Thu, Dec 14, 2006 - Page 14 News List

Classical DVD Reivew

By Bradley Winterton  /  CONTRIBUTING REPORTER

All in all, this version as a whole has a hallucinatory quality that's in places quite appealing. I found it preferable to Jingo's Barcelona version (Opus Arte OA 0910-13 D), and it thus comes in third in my evaluation of the DVD versions currently available.

An ideal stage version of these operas would, for me, use advanced modern technology to re-create the syrupy dream world of such 1890s painters as Franz Moser, Max Brucker and William Kempin (paradoxically illustrated in the sumptuous Chinese-language book that accompanies this boxed set). It would more recall the imaginative worlds of contemporary Japanese ghost movies than the kitchen sinks and cooking aprons so popular with these Stuttgart directors.

The problem with eccentric productions such as these is that you can't help feeling many of the directors involved dislike opera as an art form and are trying, none too secretly, to discredit and subvert it. You wouldn't think, coming in all innocence to these DVDs, that they are versions of the greatest musico-dramatic works ever written (or that the major contenders for the title are also by Richard Wagner).
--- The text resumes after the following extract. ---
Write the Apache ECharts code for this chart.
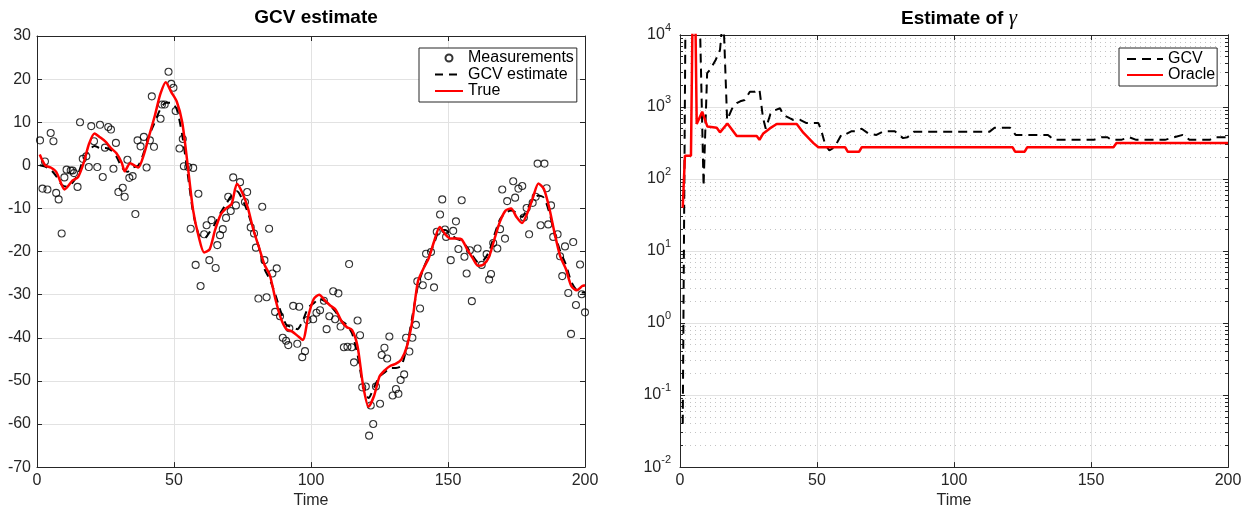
<!DOCTYPE html>
<html>
<head>
<meta charset="utf-8">
<title>GCV estimate</title>
<script src="https://cdn.jsdelivr.net/npm/echarts@6/dist/echarts.min.js"></script>
<style>
html, body { margin: 0; padding: 0; background: #fff; }
#chart { width: 1250px; height: 514px; }
</style>
</head>
<body>
<div id="chart"></div>
<script>
// noisy measurements (time, value)
var measT = [1.1,2.0,2.9,3.8,5.0,6.0,7.0,7.9,9.0,10.0,10.8,12.3,13.0,13.5,14.8,15.7,16.7,18.0,18.9,19.8,20.8,22.0,23.0,24.0,24.8,26.0,27.0,27.9,28.8,29.7,31.3,32.0,33.0,33.7,34.9,35.9,36.7,37.8,39.0,40.0,41.2,41.9,42.7,45.1,45.6,46.6,48.0,49.0,49.8,50.6,52.0,53.2,53.6,55.2,56.1,57.0,57.9,58.9,59.7,61.0,61.9,62.9,63.7,65.2,65.8,66.8,67.8,69.0,69.8,70.7,71.6,72.6,74.1,75.9,76.7,78.0,79.2,79.9,80.8,82.2,83.0,83.8,84.7,85.9,86.9,87.5,88.7,89.7,90.9,91.7,92.1,93.5,95.0,95.7,96.8,97.8,98.7,100.8,102.0,103.3,104.7,105.7,106.7,108.1,108.8,110.0,110.8,112.0,113.3,113.9,114.9,115.7,117.0,117.9,118.7,120.0,121.2,121.8,122.7,123.7,125.2,125.8,126.8,127.8,128.6,129.8,131.0,131.9,132.7,134.0,134.7,135.9,137.0,138.3,138.8,139.8,140.8,142.0,142.8,143.8,144.9,145.9,147.1,147.9,148.9,149.3,151.0,151.9,152.9,153.8,155.0,156.0,156.8,158.0,158.7,160.8,162.3,164.1,165.0,165.7,166.5,168.0,169.0,169.8,170.8,171.6,173.8,174.5,175.7,177.1,177.7,178.7,179.6,180.9,182.0,182.7,183.8,185.2,186.0,186.6,187.6,188.4,190.0,190.9,191.7,192.7,193.9,194.9,195.7,196.7,198.2,198.8,200.0];
var measV = [5.8,-5.4,0.9,-5.6,7.5,5.6,-6.4,-7.9,-15.8,-2.8,-1.0,-1.2,-1.2,-1.8,-5.0,10.0,1.5,2.1,-0.4,9.1,5.6,-0.4,9.4,-2.7,4.1,8.9,8.3,-0.8,5.2,-6.2,-5.2,-7.3,1.3,-2.9,-2.5,-11.3,5.8,4.4,6.6,-0.5,5.8,16.0,4.3,10.8,14.1,14.1,21.7,18.9,18.0,12.6,3.9,6.1,-0.2,-0.4,-14.7,-0.6,-23.1,-6.6,-28.0,-16.0,-13.9,-22.0,-12.7,-23.8,-18.5,-16.2,-14.8,-12.2,-7.3,-10.6,-2.8,-9.3,-3.9,-8.5,-6.2,-14.4,-15.8,-19.1,-30.9,-9.6,-22.0,-30.6,-14.7,-25.1,-34.0,-23.9,-35.0,-40.0,-40.7,-41.7,-37.8,-32.6,-41.4,-32.8,-44.5,-43.1,-35.9,-35.7,-34.2,-33.6,-31.4,-38.0,-35.0,-29.2,-35.7,-29.7,-37.4,-42.2,-42.1,-22.9,-42.2,-45.7,-36.0,-39.4,-51.5,-51.3,-62.7,-55.7,-60.0,-51.3,-55.3,-44.0,-42.3,-44.8,-39.7,-53.4,-51.9,-53.0,-49.8,-48.5,-40.0,-43.2,-40.0,-37.0,-26.9,-33.2,-27.8,-20.5,-25.7,-20.1,-28.3,-15.4,-11.4,-7.9,-14.9,-16.6,-22.0,-15.2,-13.0,-19.4,-8.1,-21.2,-25.1,-19.7,-31.5,-19.3,-23.1,-20.6,-26.5,-25.2,-18.0,-19.3,-14.8,-5.6,-17.0,-8.3,-3.7,-7.5,-5.4,-4.8,-12.1,-9.9,-16.0,-8.7,-7.3,0.4,-13.9,0.4,-5.3,-13.7,-9.3,-16.6,-16.0,-21.1,-25.7,-18.8,-29.6,-39.1,-17.8,-32.4,-23.0,-29.9,-34.1];

// true signal
var trueT = [1,3,5,7,9,10,13,15,17,19,21,23,25,27,29,31,32,34,36,37,39,41,43,45,47,49,51,53,55,57,59,61,63,65,67,69,71,73,75,77,79,81,83,85,87,89,91,93,95,97,99,101,103,105,107,109,111,113,115,117,119,121,123,125,127,129,131,133,135,137,139,141,143,145,147,149,151,153,155,157,159,161,163,165,167,169,171,173,175,177,179,181,183,185,187,189,191,193,195,197,199,200];
var trueV = [2.5,0,-0.5,-1.5,-4.5,-5.6,-3.5,-2.7,0.5,5,7.4,6.5,5.5,4,2.8,0.5,-1.4,0.5,-0.2,-0.5,2.5,7,11.5,16.5,19.3,17,14.8,10,0,-10.5,-16.5,-20.2,-19.5,-15,-11.5,-10,-9,-4.3,-6.5,-10,-15,-19,-23,-25.5,-31,-35.5,-38,-38.5,-39.5,-40.5,-35,-31,-30,-31.3,-32.5,-33.5,-36,-37.5,-38.2,-42,-51,-56,-53.5,-49,-47.5,-46.5,-46,-45,-42,-36,-27,-24,-21.5,-17.5,-14.3,-16,-17,-17,-17.2,-19.5,-21.5,-23.3,-23,-21.2,-17,-13,-10.5,-10,-12,-13.4,-11,-7.5,-4.2,-5.5,-10,-16,-21.2,-24,-28,-29,-28,-27.8];

// GCV estimate of the signal
var gcvT = [1,3,5,7,9,11,13,15,17,19,21,23,25,27,29,31,33,35,37,39,41,43,45,47,49,51,53,55,57,59,61,63,65,67,69,71,73,75,77,79,81,83,85,87,89,91,93,95,97,99,101,103,105,107,109,111,113,115,117,119,121,123,125,127,129,131,133,135,137,139,141,143,145,147,149,151,153,155,157,159,161,163,165,167,169,171,173,175,177,179,181,183,185,187,189,191,193,195,197,199,200];
var gcvV = [0,-0.3,-1,-2.5,-4.5,-5,-4,-2,1.5,3.5,4.5,4,4,3.5,2,-0.5,-1.5,-0.5,0,3,7,10,13,14.5,14.5,13,7,-2,-11,-16,-17,-15.5,-13.5,-11,-9,-7,-6,-8,-11,-15,-19,-24,-26.5,-30,-34,-37,-37.5,-38,-36,-33,-32,-31,-31.5,-32.5,-34,-36,-37,-39,-44,-51,-54,-51.5,-49,-48,-47,-47,-46.5,-42,-35,-28,-24,-21,-18,-15,-15,-16,-17,-17.5,-19,-21,-22.5,-22,-20,-16,-12.5,-11,-10.5,-11,-12,-10,-8,-7,-7.5,-11,-16,-20,-23,-27,-29,-29.5,-29.5];

// estimate of gamma (log scale)
var gammaGcvT = [1,2,7.2,8.6,9.9,11,13,14.6,15.8,16.4,17.2,19,20.7,22,23.6,25.5,27.3,29,30.3,31.3,33,34.5,36.5,37.7,40,41.4,44,46,50.5,51.5,53,54.5,56,57.5,59,60.5,62.5,64,66.3,68.7,71.7,74.2,78.4,81.4,83,85.5,113,114.8,120.5,122.5,134.3,136.5,151,153.8,156,157.4,161,164,166.5,177,183.5,186,193.3,195,200];
var gammaGcvV = [0.04,20000,20000,80,2950,3300,4500,6200,20000,20000,660,950,1130,1200,1250,1630,1630,1750,700,500,800,900,960,780,700,660,660,600,600,480,300,250,270,330,420,420,460,460,500,430,410,460,460,370,380,455,455,515,515,410,410,350,350,380,380,350,350,380,350,350,410,350,350,380,380];
var oracleT = [1,1.8,4,4.6,5.6,6.1,8.1,10,13.4,14.6,17.3,20.7,28,29,30.4,32.8,35.3,42.6,45,48.7,50.5,60.3,61.2,65.4,66.3,121.4,122.3,125.8,126.7,158.2,159.3,200];
var oracleV = [40,210,210,20000,20000,580,860,535,515,445,590,395,395,350,430,505,580,580,440,315,276,276,240,240,276,276,240,240,276,276,317,317];

var FONT = '"Liberation Sans", Arial, sans-serif';
var AX = '#262626';
var GRIDC = '#e2e2e2';

function pairs(xs, ys) {
  return xs.map(function (x, i) { return [x, ys[i]]; });
}

var minorVals = [];
for (var e = -2; e < 4; e++) {
  for (var m = 2; m < 10; m++) minorVals.push(+(m * Math.pow(10, e)).toPrecision(3));
}

function frameAxis(extra) {
  var a = {
    axisLine: { show: true, onZero: false, lineStyle: { color: AX, width: 1 } },
    axisTick: { show: true, inside: true, length: 5, lineStyle: { color: AX } },
    axisLabel: { show: false },
    splitLine: { show: false }
  };
  for (var k in extra) a[k] = extra[k];
  return a;
}

var labelStyle = { color: AX, fontSize: 16, fontFamily: FONT };
var noMarker = { color: 'rgba(0,0,0,0)', borderWidth: 0 };

var myChart = echarts.init(document.getElementById('chart'), null, { renderer: 'canvas' });

var option = {
  animation: false,
  backgroundColor: '#fff',
  textStyle: { fontFamily: FONT },
  title: [
    { text: 'GCV estimate', left: 311, top: 3, textAlign: 'center',
      textStyle: { fontSize: 19, fontWeight: 'bold', color: '#000', fontFamily: FONT } },
    { text: 'Estimate of {g|γ}', left: 954, top: 3, textAlign: 'center',
      textStyle: { fontSize: 19, fontWeight: 'bold', color: '#000', fontFamily: FONT,
        rich: { g: { fontSize: 21, fontStyle: 'italic', fontWeight: 'normal', fontFamily: '"Liberation Serif", serif', color: '#000' } } } }
  ],
  legend: [
    { data: [
        { name: 'Measurements' },
        { name: 'GCV estimate', itemStyle: noMarker },
        { name: 'True', itemStyle: noMarker }
      ],
      orient: 'vertical', left: 419, top: 48,
      backgroundColor: '#fff', borderColor: AX, borderWidth: 1, borderRadius: 0,
      padding: [2, 3, 3, 15], itemWidth: 28, itemHeight: 7, itemGap: 0.5,
      textStyle: { fontSize: 16, lineHeight: 16, color: '#000', fontFamily: FONT } },
    { data: [
        { name: 'GCV', itemStyle: noMarker },
        { name: 'Oracle', itemStyle: noMarker }
      ],
      orient: 'vertical', left: 1119, top: 48,
      backgroundColor: '#fff', borderColor: AX, borderWidth: 1, borderRadius: 0,
      padding: [3, 2, 3, 7], itemWidth: 36, itemHeight: 7, itemGap: 0,
      textStyle: { fontSize: 16, lineHeight: 16, color: '#000', fontFamily: FONT } }
  ],
  grid: [
    { left: 37, right: 665, top: 36, bottom: 46 },
    { left: 680, right: 22, top: 35, bottom: 46 }
  ],
  xAxis: [
    { gridIndex: 0, type: 'value', min: 0, max: 200, interval: 50, position: 'bottom',
      axisLine: { show: true, onZero: false, lineStyle: { color: AX } },
      axisTick: { inside: true, length: 5, lineStyle: { color: AX } },
      axisLabel: { margin: 5, color: AX, fontSize: 16, fontFamily: FONT },
      splitLine: { show: true, lineStyle: { color: GRIDC } },
      name: 'Time', nameLocation: 'middle', nameGap: 23,
      nameTextStyle: labelStyle },
    frameAxis({ gridIndex: 0, type: 'value', min: 0, max: 200, interval: 50, position: 'top' }),
    { gridIndex: 1, type: 'value', min: 0, max: 200, interval: 50, position: 'bottom',
      axisLine: { show: true, onZero: false, lineStyle: { color: AX } },
      axisTick: { inside: true, length: 5, lineStyle: { color: AX } },
      axisLabel: { margin: 5, color: AX, fontSize: 16, fontFamily: FONT },
      splitLine: { show: true, lineStyle: { color: GRIDC } },
      name: 'Time', nameLocation: 'middle', nameGap: 23,
      nameTextStyle: labelStyle },
    frameAxis({ gridIndex: 1, type: 'value', min: 0, max: 200, interval: 50, position: 'top' })
  ],
  yAxis: [
    { gridIndex: 0, type: 'value', min: -70, max: 30, interval: 10, position: 'left',
      axisLine: { show: true, onZero: false, lineStyle: { color: AX } },
      axisTick: { inside: true, length: 5, lineStyle: { color: AX } },
      axisLabel: { margin: 6, color: AX, fontSize: 16, fontFamily: FONT },
      splitLine: { show: true, lineStyle: { color: GRIDC } } },
    frameAxis({ gridIndex: 0, type: 'value', min: -70, max: 30, interval: 10, position: 'right' }),
    { gridIndex: 1, type: 'log', logBase: 10, min: 0.01, max: 10000, splitNumber: 6, position: 'left',
      axisLine: { show: true, onZero: false, lineStyle: { color: AX } },
      axisTick: { inside: true, length: 5, lineStyle: { color: AX } },
      axisLabel: { margin: 9, color: AX, fontFamily: FONT,
        formatter: function (v) { return '{b|10}{s|' + Math.round(Math.log10(v)) + '}'; },
        rich: {
          b: { fontSize: 16, lineHeight: 16, verticalAlign: 'bottom', color: AX, fontFamily: FONT },
          s: { fontSize: 11, lineHeight: 11, padding: [0, 0, 10, 0], verticalAlign: 'bottom', color: AX, fontFamily: FONT }
        } },
      splitLine: { show: true, lineStyle: { color: GRIDC } } },
    frameAxis({ gridIndex: 1, type: 'log', logBase: 10, min: 0.01, max: 10000, splitNumber: 6, position: 'right' }),
    // minor ticks + dotted minor grid (left side)
    frameAxis({ gridIndex: 1, type: 'log', logBase: 10, min: 0.01, max: 10000, position: 'right',
      axisTick: { show: true, inside: true, length: 3, customValues: minorVals, lineStyle: { color: AX } },
      splitLine: { show: true, lineStyle: { color: '#c4c4c4', type: [1, 4] } } }),
    // minor ticks (right side)
    frameAxis({ gridIndex: 1, type: 'log', logBase: 10, min: 0.01, max: 10000, position: 'left',
      axisTick: { show: true, inside: true, length: 3, customValues: minorVals, lineStyle: { color: AX } } })
  ],
  series: [
    { name: 'Measurements', type: 'scatter', xAxisIndex: 0, yAxisIndex: 0,
      symbol: 'circle', symbolSize: 7,
      itemStyle: { color: 'rgba(0,0,0,0)', borderColor: '#000', borderWidth: 1.1 },
      data: pairs(measT, measV) },
    { name: 'GCV estimate', type: 'line', xAxisIndex: 0, yAxisIndex: 0,
      symbol: 'none', smooth: 0.25,
      lineStyle: { color: '#000', width: 2, type: [8, 6] }, itemStyle: { color: '#000' },
      data: pairs(gcvT, gcvV) },
    { name: 'True', type: 'line', xAxisIndex: 0, yAxisIndex: 0,
      symbol: 'none', smooth: 0.25,
      lineStyle: { color: '#ff0000', width: 2.5 }, itemStyle: { color: '#ff0000' },
      data: pairs(trueT, trueV) },
    { name: 'GCV', type: 'line', xAxisIndex: 2, yAxisIndex: 2,
      symbol: 'none',
      lineStyle: { color: '#000', width: 2, type: [9, 6] }, itemStyle: { color: '#000' },
      data: pairs(gammaGcvT, gammaGcvV) },
    { name: 'Oracle', type: 'line', xAxisIndex: 2, yAxisIndex: 2,
      symbol: 'none',
      lineStyle: { color: '#ff0000', width: 2.5 }, itemStyle: { color: '#ff0000' },
      data: pairs(oracleT, oracleV) }
  ]
};

myChart.setOption(option);
</script>
</body>
</html>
Moments of old-fashioned theatricality do emerge in Gotterdammerung — Hagen's men carrying burning torches, a photographed mountain lake, plus a purling stream — but the singers remain incongruously modern-day. Vocally, too, this is the most ill-sorted of the four. Delayed and muted applause greets the ending in which Wagner's written stage directions, describing fire and flood, scroll up the screen, while the camera pans across an audience staring disconcertedly at an empty stage, possibly recalling just how much they paid to watch this non-experience.

Jingo is nevertheless to be praised for making alternative Ring cycles available to Taiwanese viewers so they can judge for themselves. (They also released the stark Barcelona version, reviewed in Taipei Times May 4, 2006, while the more traditional Levine and Boulez versions come from Deutsche Grammophon and Philips respectively).

Another plus for this set, in addition to its instrumental excellence, is that the English subtitles are astutely judged and are all in all the best I've seen anywhere. Chinese subtitles are also available.

Whether this Ring will convert you to the modernist style will depend on your tastes. My suggestion is that you invest in Siegfried to test the waters and, if you enjoy that, take your chance with the other three works.